Vegas was on record setting pace for a first year expansion team. On February 1st, they notched their 34th win against the Winnipeg Jets, breaking the record for most wins in an inaugural season… they still had 32 games left in the seasons. They went on to set the records for most points in a season, home wins, road wins, and about every other important statistical category by an expansion team.

The regular season ended earlier this month and Vegas finished with a record of 51-24-7, good enough to clinch the Pacific Division and the second best record in the Western Conference behind the Nashville Predators. It is often said that the NHL Playoffs is a season of its own, so the doubters returned and many expected the Golden Knights to falter in post-season play.

The first round matchup for Vegas paired them against the Los Angeles Kings. Despite being a wildcard, the Kings were thought to be a tough draw for the Golden Knights. Los Angeles won the Cup in 2012 and 2014 and have built a mini-dynasty through tough defense, outstanding goaltending from Jonathan Quick, and a knack for winning in the Playoffs.

Vegas shooed off the most pessimistic analyst by sweeping the Kings in four games, winning each by one goal. This was the first time an expansion team (MLB, NHL, or MLB) has swept a best-of-seven series. Marc-Andre Fleury allowed only three goals and the 33 year-old posted two shutouts.
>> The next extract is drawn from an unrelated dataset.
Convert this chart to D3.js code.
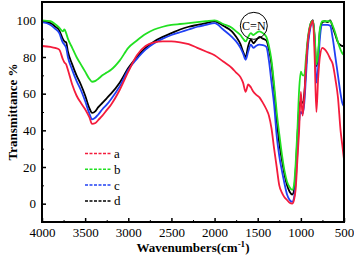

The second round matchup with San Jose proved more difficult for the Golden Knights, but they still pulled away in the last two games, clinching their birth in the Western Conference Finals. Vegas outscored the Sharks 22-14 throughout the games, including two more shutouts for Fleury.

No expansion team has ever won a title in their first season in the four major North American professional sports. The underdog story is still intact for the Vegas Golden Knights, but on the strip, the bookkeepers are buying it. Currently, the Golden Knights sit on top for best odds to win the Stanley Cup Finals. This is a far cry from the 500-1 odds at the beginning of the season.

Head coach Gerald Gallant brought a fast-pace style to the team with players constantly circling through the neutral zone with head of steam. They generate a lot of scoring opportunities from team speed because they consistently enter the attacking zone with odd numbers. With Fleury playing his best goaltending in years, the Golden Knights can be more aggressive on the fore-check. Vegas ranked sixth in goals per game in the regular season, netting 3.29 per game, and they only surrendered 2.67 per game, fifth best.

This team is multi-dimensional, and they have the fire power up front and consistency in the back to hang with anyone. There is not a better team in hockey in my opinion, and I am predicting a showdown between them and the two-time defending champs in Pittsburgh.

Bold prediction: Vegas wins in six and Fleury hoists the Cup for the first time in Pittsburgh, being that the Penguins have clinched all their Stanley Cups on the road.